「トム・クルーズの最新作、アクションがすごいって聞くけど、まさか本当に飛行機で飛んでるの?」
映画『ミッション:インポッシブル/ファイナル・レコニング』を観た、あるいはこれから観ようとしている多くの人が、そんな疑問を抱くかもしれない。
答えは、YES。しかも、私たちの想像を遥かに超える形で、彼は“ガチ”で飛んでいた。今回は、映画史に残るといっても過言ではない、驚愕の複葉機スタントの裏側に迫る。
常識破りのアクションシーン:翼の上の死闘
本作の最も激しいアクション・シーケンスの一つ。南アフリカのドラケンスバーグ山脈などの壮大な渓谷を舞台に、黄色と赤、2機のヴィンテージ複葉機(ボーイング・ステアマン)が空を舞う。敵であるガブリエルとその手下が乗り込むその飛行機。(関連記事:「『ファイナル・レコニング』の極限のロケ地」)

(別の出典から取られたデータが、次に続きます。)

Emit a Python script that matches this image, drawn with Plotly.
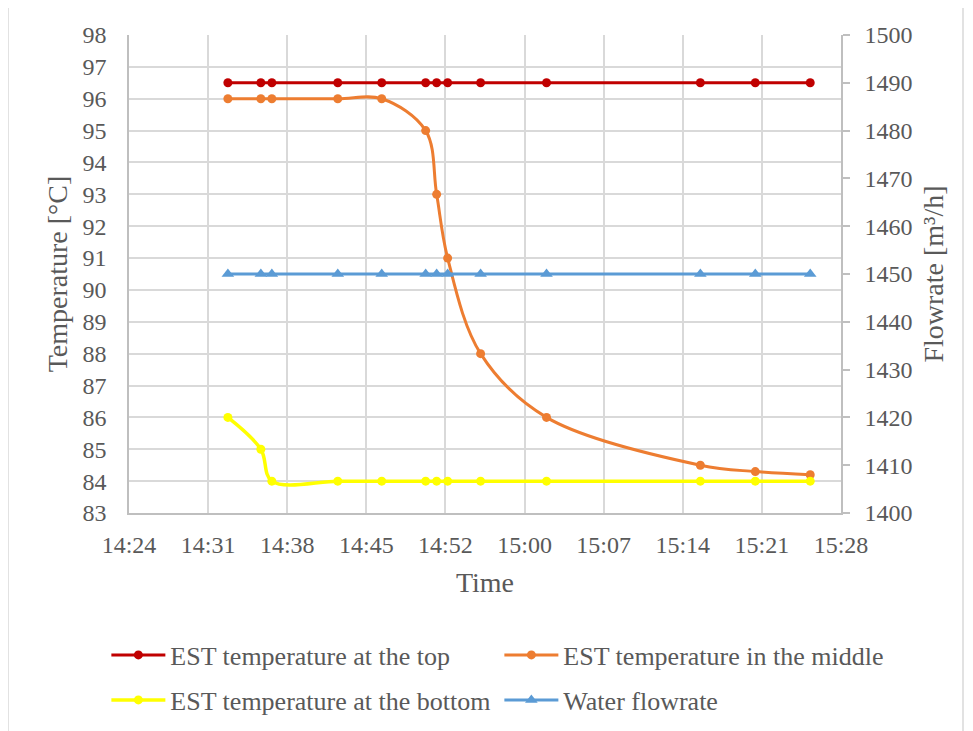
import plotly.graph_objects as go
from datetime import datetime, timedelta

DAY = "2023-01-01 "
times = ["14:33", "14:36", "14:37", "14:43", "14:47", "14:51", "14:52",
         "14:53", "14:56", "15:02", "15:16", "15:21", "15:26"]
temp_top = [96.5, 96.5, 96.5, 96.5, 96.5, 96.5, 96.5,
            96.5, 96.5, 96.5, 96.5, 96.5, 96.5]
temp_middle = [96, 96, 96, 96, 96, 95, 93, 91, 88, 86, 84.5, 84.3, 84.2]
temp_bottom = [86, 85, 84, 84, 84, 84, 84, 84, 84, 84, 84, 84, 84]
water_flow = [1450, 1450, 1450, 1450, 1450, 1450, 1450,
              1450, 1450, 1450, 1450, 1450, 1450]
x_tick_labels = ["14:24", "14:31", "14:38", "14:45", "14:52",
                 "15:00", "15:07", "15:14", "15:21", "15:28"]

x = [DAY + t for t in times]
start = datetime(2023, 1, 1, 14, 24, 0)
tick_vals = [(start + timedelta(seconds=432 * k)).strftime("%Y-%m-%d %H:%M:%S")
             for k in range(len(x_tick_labels))]
x_range = [tick_vals[0], (start + timedelta(seconds=432 * 9)).strftime("%Y-%m-%d %H:%M:%S")]

FONT = "Liberation Serif"
TXT = "#595959"
GRID = "#d9d9d9"
AXL = "#bfbfbf"

# page body has an 8px default margin: figure is 8px smaller and offset
W, H = 965, 723
L, T = 121, 27
PW, PH = 712, 478
R = W - L - PW
B = H - T - PH

fig = go.Figure()
fig.add_trace(go.Scatter(x=x, y=temp_top, name="EST temperature at the top",
                         mode="lines+markers", line=dict(color="#C00000", width=3, shape="spline"),
                         marker=dict(size=9, symbol="circle"), legend="legend"))
fig.add_trace(go.Scatter(x=x, y=temp_middle, name="EST temperature in the middle",
                         mode="lines+markers", line=dict(color="#ED7D31", width=3, shape="spline", smoothing=1),
                         marker=dict(size=9, symbol="circle"), legend="legend"))
fig.add_trace(go.Scatter(x=x, y=temp_bottom, name="EST temperature at the bottom",
                         mode="lines+markers", line=dict(color="#FFFF00", width=3.5, shape="spline", smoothing=1),
                         marker=dict(size=9, symbol="circle"), legend="legend2"))
fig.add_trace(go.Scatter(x=x, y=water_flow, name="Water flowrate", yaxis="y2",
                         mode="lines+markers", line=dict(color="#5B9BD5", width=3),
                         marker=dict(size=11, symbol="triangle-up"), legend="legend2"))

leg_common = dict(orientation="h", xanchor="left", yanchor="middle", x=-0.036,
                  borderwidth=3, bordercolor="rgba(0,0,0,0)", itemwidth=54,
                  entrywidth=324, entrywidthmode="pixels",
                  font=dict(family=FONT, size=26, color=TXT), bgcolor="rgba(0,0,0,0)")

fig.update_layout(
    width=W, height=H, autosize=False,
    margin=dict(l=L, r=R, t=T, b=B, autoexpand=False),
    paper_bgcolor="white", plot_bgcolor="white",
    font=dict(family=FONT, color=TXT),
    xaxis=dict(type="date", range=x_range, tickvals=tick_vals, ticktext=x_tick_labels,
               showgrid=True, gridcolor=GRID, gridwidth=1.5, showline=True, linecolor=AXL, linewidth=1.5,
               zeroline=False, ticks="", tickfont=dict(family=FONT, size=24, color=TXT),
               ticklabelstandoff=9, automargin=False,
               title=dict(text="Time", font=dict(family=FONT, size=28, color=TXT), standoff=16)),
    yaxis=dict(range=[83, 98], dtick=1, tick0=83, showgrid=True, gridcolor=GRID, gridwidth=1.5,
               showline=True, linecolor=AXL, linewidth=1.5, zeroline=False, ticks="",
               tickfont=dict(family=FONT, size=24, color=TXT), ticklabelstandoff=16, automargin=False,
               title=dict(text="Temperature [°C]", font=dict(family=FONT, size=28, color=TXT), standoff=7)),
    yaxis2=dict(range=[1400, 1500], dtick=10, tick0=1400, overlaying="y", side="right",
                showgrid=False, showline=True, linecolor=AXL, linewidth=1.5, zeroline=False,
                ticks="outside", ticklen=7, tickcolor=AXL, tickwidth=1.5, automargin=False,
                tickfont=dict(family=FONT, size=24, color=TXT), ticklabelstandoff=10,
                title=dict(text="Flowrate [m³/h]", font=dict(family=FONT, size=28, color=TXT),
                           standoff=12)),
    legend=dict(y=(PH - 647 + T) / PH, **leg_common),
    legend2=dict(y=(PH - 692 + T) / PH, **leg_common),
    shapes=[dict(type="rect", xref="paper", yref="paper",
                 x0=(0 - L) / PW, x1=(955 - L) / PW,
                 y0=(PH + T - 730) / PH, y1=(PH + T + 2) / PH,
                 line=dict(color=GRID, width=1.5), layer="below")],
)

fig.write_html("out.html")
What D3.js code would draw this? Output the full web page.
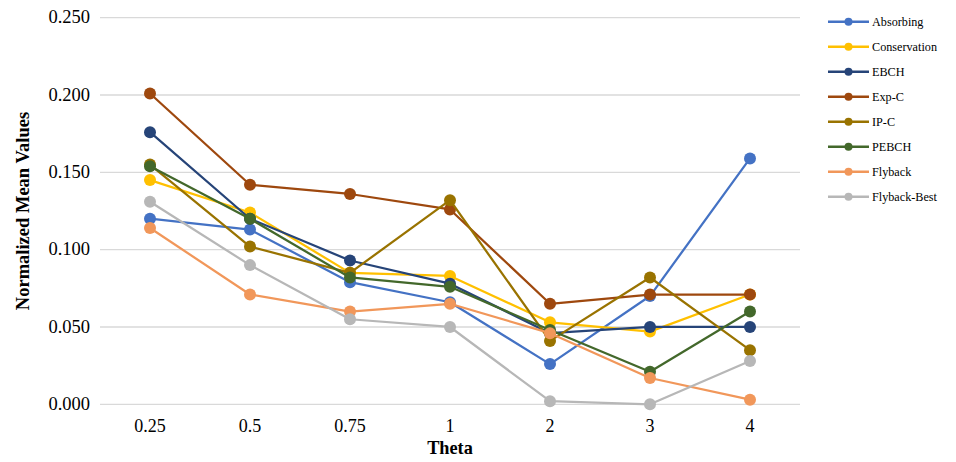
<!DOCTYPE html>
<html>
<head>
<meta charset="utf-8">
<script src="https://cdn.jsdelivr.net/npm/d3@7"></script>
<style>
  html, body { margin: 0; padding: 0; background: #fff; }
  svg, svg text { font-family: "Liberation Serif", "Times New Roman", Times, "DejaVu Serif", serif !important; }
</style>
</head>
<body>
<svg id="chart" width="956" height="462"></svg>
<script>
// Theta categories along the x axis
const thetaLabels = ["0.25", "0.5", "0.75", "1", "2", "3", "4"];

// Normalized mean values per method
const absorbing    = [0.120, 0.113, 0.079, 0.066, 0.026, 0.070, 0.159];
const conservation = [0.145, 0.124, 0.085, 0.083, 0.053, 0.047, 0.071];
const ebch         = [0.176, 0.120, 0.093, 0.078, 0.046, 0.050, 0.050];
const expC         = [0.201, 0.142, 0.136, 0.126, 0.065, 0.071, 0.071];
const ipC          = [0.155, 0.102, 0.085, 0.132, 0.041, 0.082, 0.035];
const pebch        = [0.154, 0.120, 0.082, 0.076, 0.048, 0.021, 0.060];
const flyback      = [0.114, 0.071, 0.060, 0.065, 0.046, 0.017, 0.003];
const flybackBest  = [0.131, 0.090, 0.055, 0.050, 0.002, 0.000, 0.028];

const yTicks = [0, 0.05, 0.10, 0.15, 0.20, 0.25];

const seriesNames  = ["Absorbing", "Conservation", "EBCH", "Exp-C", "IP-C", "PEBCH", "Flyback", "Flyback-Best"];
const seriesValues = [absorbing, conservation, ebch, expC, ipC, pebch, flyback, flybackBest];
const seriesColors = ["#4472C4", "#FFC000", "#264478", "#9E480E", "#997300", "#43682B", "#F1975A", "#B7B7B7"];

const series = seriesNames.map((name, i) => ({ name, values: seriesValues[i], color: seriesColors[i] }));

const svg = d3.select("#chart");
const plot = { left: 100, right: 800, top: 17.7, bottom: 404.3 };

const x = d3.scaleBand().domain(thetaLabels).range([plot.left, plot.right]);
const y = d3.scaleLinear().domain([0, 0.25]).range([plot.bottom, plot.top]);
const cx = d => x(d) + x.bandwidth() / 2;

// Horizontal gridlines
svg.append("g")
  .selectAll("line")
  .data(yTicks)
  .join("line")
  .attr("x1", plot.left).attr("x2", plot.right)
  .attr("y1", d => y(d)).attr("y2", d => y(d))
  .attr("stroke", "#D9D9D9").attr("stroke-width", 1.3);

// Y axis tick labels
const yAxis = svg.append("g")
  .attr("transform", `translate(${plot.left - 10},0)`)
  .call(d3.axisLeft(y).tickValues(yTicks).tickFormat(d3.format(".3f")).tickSize(0).tickPadding(0));
yAxis.select(".domain").remove();
yAxis.attr("font-family", null);
yAxis.selectAll("text")
  .attr("font-size", 18.5).attr("dy", "0.28em").attr("fill", "#000");

// X axis tick labels
const xAxis = svg.append("g")
  .attr("transform", `translate(0,${plot.bottom})`)
  .call(d3.axisBottom(x).tickSize(0).tickPadding(15));
xAxis.select(".domain").remove();
xAxis.attr("font-family", null);
xAxis.selectAll("text")
  .attr("font-size", 18).attr("fill", "#000");

// Axis titles
svg.append("text")
  .attr("x", (plot.left + plot.right) / 2).attr("y", 454.3)
  .attr("text-anchor", "middle")
  .attr("font-size", 18.3).attr("font-weight", "bold")
  .text("Theta");

svg.append("text")
  .attr("transform", `translate(29,${(plot.top + plot.bottom) / 2}) rotate(-90)`)
  .attr("text-anchor", "middle")
  .attr("font-size", 18.5).attr("font-weight", "bold")
  .text("Normalized Mean Values");

// Lines and markers
const line = d3.line()
  .x((d, i) => cx(thetaLabels[i]))
  .y(d => y(d));

const seriesG = svg.append("g")
  .selectAll("g")
  .data(series)
  .join("g");

seriesG.append("path")
  .attr("d", d => line(d.values))
  .attr("fill", "none")
  .attr("stroke", d => d.color)
  .attr("stroke-width", 2.25)
  .attr("stroke-linejoin", "round");

seriesG.selectAll("circle")
  .data(d => d.values.map((v, i) => ({ v, i, color: d.color })))
  .join("circle")
  .attr("cx", d => cx(thetaLabels[d.i]))
  .attr("cy", d => y(d.v))
  .attr("r", 6)
  .attr("fill", d => d.color);

// Legend
const legend = svg.append("g")
  .selectAll("g")
  .data(series)
  .join("g")
  .attr("transform", (d, i) => `translate(828,${21.7 + i * 25})`);

legend.append("line")
  .attr("x1", 0).attr("x2", 41)
  .attr("stroke", d => d.color).attr("stroke-width", 2.5);
legend.append("circle")
  .attr("cx", 20.5).attr("r", 4)
  .attr("fill", d => d.color);
legend.append("text")
  .attr("x", 44).attr("y", 4)
  .attr("font-size", 12.2).attr("fill", "#000")
  .text(d => d.name);
</script>
</body>
</html>
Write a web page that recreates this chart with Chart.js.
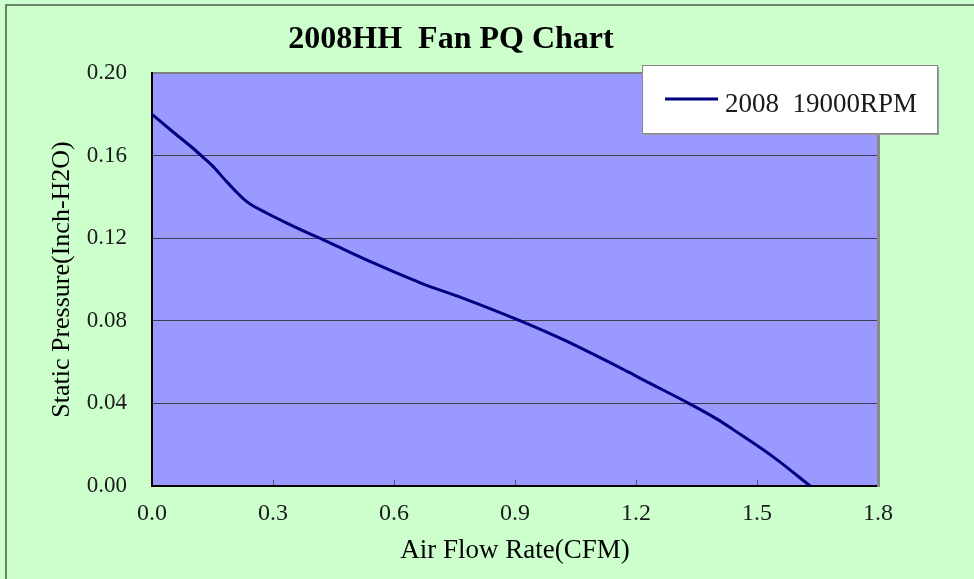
<!DOCTYPE html>
<html>
<head>
<meta charset="utf-8">
<script src="https://cdn.jsdelivr.net/npm/chart.js@4.4.1/dist/chart.umd.min.js"></script>
<style>
  html, body { margin: 0; padding: 0; background: #CCFFCC; }
  canvas { display: block; }
</style>
</head>
<body>
<canvas id="c" width="974" height="579"></canvas>
<script>
// ---- data ----
const chartTitle = '2008HH  Fan PQ Chart';
const seriesLabel = '2008  19000RPM';
const xTitle = 'Air Flow Rate(CFM)';
const yTitle = 'Static Pressure(Inch-H2O)';
const airflow  = [0.000, 0.050, 0.100, 0.122, 0.150, 0.185, 0.235, 0.284, 0.342, 0.441, 0.549, 0.665, 0.772, 0.912, 1.016, 1.177, 1.218, 1.332, 1.400, 1.441, 1.541, 1.632];
const pressure = [0.1800, 0.1718, 0.1638, 0.1600, 0.1550, 0.1474, 0.1377, 0.1322, 0.1266, 0.1177, 0.1080, 0.0984, 0.0909, 0.0801, 0.0712, 0.0556, 0.0514, 0.0399, 0.0325, 0.0273, 0.0140, 0.0000];
const xTicks = [0.0, 0.3, 0.6, 0.9, 1.2, 1.5, 1.8];
const yTicks = [0.00, 0.04, 0.08, 0.12, 0.16, 0.20];

const points = airflow.map((x, i) => ({ x: x, y: pressure[i] }));

const bgPlugin = {
  id: 'bg',
  beforeDraw(chart) {
    const { ctx, chartArea: a, width, height } = chart;
    ctx.save();
    ctx.fillStyle = '#CCFFCC';
    ctx.fillRect(0, 0, width, height);
    ctx.fillStyle = '#9999FF';
    ctx.fillRect(a.left, a.top, a.right - a.left, a.bottom - a.top);
    ctx.strokeStyle = '#4a5a4a';
    ctx.lineWidth = 1.5;
    ctx.beginPath();
    ctx.moveTo(6, height);
    ctx.lineTo(6, 5);
    ctx.lineTo(width, 5);
    ctx.stroke();
    ctx.restore();
  }
};

const legendPlugin = {
  id: 'boxLegend',
  afterDraw(chart) {
    const { ctx, chartArea: a } = chart;
    const ds = chart.data.datasets[0];
    const left = a.right - 236, top = a.top - 8, w = 295, h = 68;
    ctx.save();
    ctx.fillStyle = '#9a9a9a';
    ctx.fillRect(left + 2, top + 2, w, h);
    ctx.fillStyle = '#FFFFFF';
    ctx.fillRect(left, top, w, h);
    ctx.strokeStyle = '#888888';
    ctx.lineWidth = 1;
    ctx.strokeRect(left + 0.5, top + 0.5, w, h);
    ctx.strokeStyle = ds.borderColor;
    ctx.lineWidth = 3;
    ctx.beginPath();
    ctx.moveTo(left + 23, top + 34);
    ctx.lineTo(left + 76, top + 34);
    ctx.stroke();
    ctx.fillStyle = '#1a1a1a';
    ctx.font = '27px "Liberation Serif", "Times New Roman", serif';
    ctx.textBaseline = 'alphabetic';
    ctx.textAlign = 'left';
    ctx.fillText(ds.label, left + 83, top + 47);
    ctx.restore();
  }
};

new Chart(document.getElementById('c'), {
  type: 'line',
  data: {
    datasets: [{
      label: seriesLabel,
      data: points,
      borderColor: '#000080',
      backgroundColor: '#000080',
      borderWidth: 3,
      pointRadius: 0,
      cubicInterpolationMode: 'monotone',
      fill: false,
      clip: false
    }]
  },
  options: {
    responsive: false,
    devicePixelRatio: 1,
    animation: false,
    layout: { padding: { left: 0, right: 72, top: 0, bottom: 0 } },
    plugins: {
      legend: { display: false },
      tooltip: { enabled: false },
      title: {
        display: true,
        text: chartTitle,
        color: '#000',
        font: { family: '"Liberation Serif", "Times New Roman", serif', size: 32, weight: 'bold', lineHeight: 1.2 },
        padding: { top: 21, bottom: 13.6 }
      }
    },
    scales: {
      x: {
        type: 'linear',
        position: 'bottom',
        min: xTicks[0],
        max: xTicks[xTicks.length - 1],
        afterBuildTicks(scale) { scale.ticks = xTicks.map(v => ({ value: v })); },
        afterFit(scale) { scale.height = 93; },
        ticks: {
          callback: v => Number(v).toFixed(1),
          color: '#1a1a1a',
          font: { family: '"Liberation Serif", "Times New Roman", serif', size: 24 },
          padding: 19,
          maxRotation: 0
        },
        grid: {
          drawOnChartArea: false,
          drawTicks: true,
          tickLength: -6,
          color: '#555577',
          lineWidth: 1
        },
        border: { display: true, color: '#000', width: 2 },
        title: {
          display: true,
          text: xTitle,
          color: '#000',
          font: { family: '"Liberation Serif", "Times New Roman", serif', size: 27, lineHeight: 1.2 },
          padding: { top: 0, bottom: 11.8 }
        }
      },
      y: {
        type: 'linear',
        position: 'left',
        min: yTicks[0],
        max: yTicks[yTicks.length - 1],
        afterBuildTicks(scale) { scale.ticks = yTicks.map(v => ({ value: v })); },
        afterFit(scale) { scale.width = 152; },
        ticks: {
          callback: v => Number(v).toFixed(2),
          color: '#1a1a1a',
          font: { family: '"Liberation Serif", "Times New Roman", serif', size: 23 },
          padding: 25
        },
        grid: {
          drawTicks: false,
          color: ctx => {
            const v = ctx.tick ? ctx.tick.value : null;
            if (v === yTicks[0]) return 'rgba(0,0,0,0)';
            if (v === yTicks[yTicks.length - 1]) return '#808080';
            return '#3c3c50';
          },
          lineWidth: ctx => (ctx.tick && ctx.tick.value === yTicks[yTicks.length - 1]) ? 2 : 1
        },
        border: { display: true, color: '#000', width: 2 },
        title: {
          display: true,
          text: yTitle,
          color: '#000',
          font: { family: '"Liberation Serif", "Times New Roman", serif', size: 26, lineHeight: 1.2 },
          padding: { top: 46.4, bottom: 0 }
        }
      },
      y2: {
        type: 'linear',
        position: 'right',
        min: 0, max: 0.2,
        afterFit(scale) { scale.width = 24; },
        ticks: { display: false },
        grid: { display: false, drawOnChartArea: false, drawTicks: false },
        border: { display: true, color: '#8a8a8a', width: 3 }
      }
    }
  },
  plugins: [bgPlugin, legendPlugin]
});
</script>
</body>
</html>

まんまと逃げおおせたと笑みを浮かべる敵の複葉機の翼の下からにょきっと現れ、拳をお見舞いするイーサン・ハント。まるでアニメーションのような動きに思わず笑ってしまう。しかし、これはアニメーションでも、CGでもない。すべて、トム・クルーズ本人が演じた現実のスタントだ。
「恐ろしい体験」- スタントの舞台裏
自身もトムと同じスタントを体験したクリストファー・マッカリー監督は、このスタントの恐ろしさを次のように語っている。
恐ろしい体験です。呼吸はしているのに、実際には酸素を吸収できず、時速140マイルの風に吹き付けられているのです。
出典:Q&A with Christopher McQuarrie – National Board of Review 2025年7月18日閲覧
(It’s horrific. You are breathing, but you’re not really getting oxygen and you’re being pounded by winds at 140 miles an hour.)
飛んでいる複葉機の翼の上を動き回るトム・クルーズには、時速140マイル(時速225㎞)の風が吹き付け、呼吸をしても実際にはほとんど酸素を吸えていないような状況。そのためトム・クルーズが翼の上にいられるのは約12分だったという。
さらにはロール、ループ、ハンマーヘッドのアクロバット飛行に合わせたイーサンの振り付けも行われている。その中でトム・クルーズは片手で翼にぶら下がるシーンも撮影したそうだが、編集のエディ・ハミルトンが冗長だと判断したためカットされたことを(「まったく冷酷な野郎」)と冗談めかしてマッカリーは明かしている。
チームで挑んだ不可能(ミッション)
過酷な訓練をこなすのはトム・クルーズだけではない。シーンを同じくするガブリエル役のイーサイ・モラレスも撮影に向けて訓練をしている。
「ええ、スカイダイビングとパラシュートの訓練もしました。それから、万が一何かあった場合に備えて飛行機の訓練もしました。何が起こるか分からないからね」
出典:“Este podía haber sido mi final”: Esai Morales cuenta su experiencia en ‘Mission: Impossible: Sentencia Final’ – ENTREVISTA 2025年7月18日閲覧
(“Bueno, entrenamos haciendo skydiving. Paracaidismo. Y también entrené en aviones, por si acaso algo pasa. Uno nunca sabe,”)
モラレスもトムがリスクを極力減らすことに神経をとがらせているのを承知している。それでも自らの命を守るために万全の準備で臨んだプロフェッショナルの覚悟が伝わってくる。
まとめ:なぜトム・クルーズは飛び続けるのか
なぜ彼は、ここまで自分を追い込むのだろうか。なぜCGに頼らず、「本物」にこだわり続けるのか。
その答えは、おそらくスクリーンの中にある。風圧で顔を歪ませ、酸素が薄い中で必死に翼にしがみつく彼の姿は、観客に「本物のスリルと興奮」を届けるという、彼の映画作りへの純粋で狂気的な情熱そのもの。
『ミッション:インポッシブル/ファイナル・レコニング』の複葉機シーンは、単なるアクションを超えた、トム・クルーズという俳優の生き様の結晶と言える。(関連記事:「トム・クルーズ、死と隣り合わせ。『ファイナル・レコニング』パラシュート降下の謎と、前代未聞のスタントの裏側」)
よくある質問(FAQ)
- Qこの複葉機のスタントは本当にCGじゃないの?
- A
はい、CGではありません。時速225kmの風が吹き付ける複葉機の翼の上で、実際にトム・クルーズがスタントを行っています。
- Qこのシーンの撮影場所はどこ?
- A
南アフリカのドラケンスバーグ山脈上空で撮影されました。壮大な渓谷が、アクションのスケール感を一層高めています。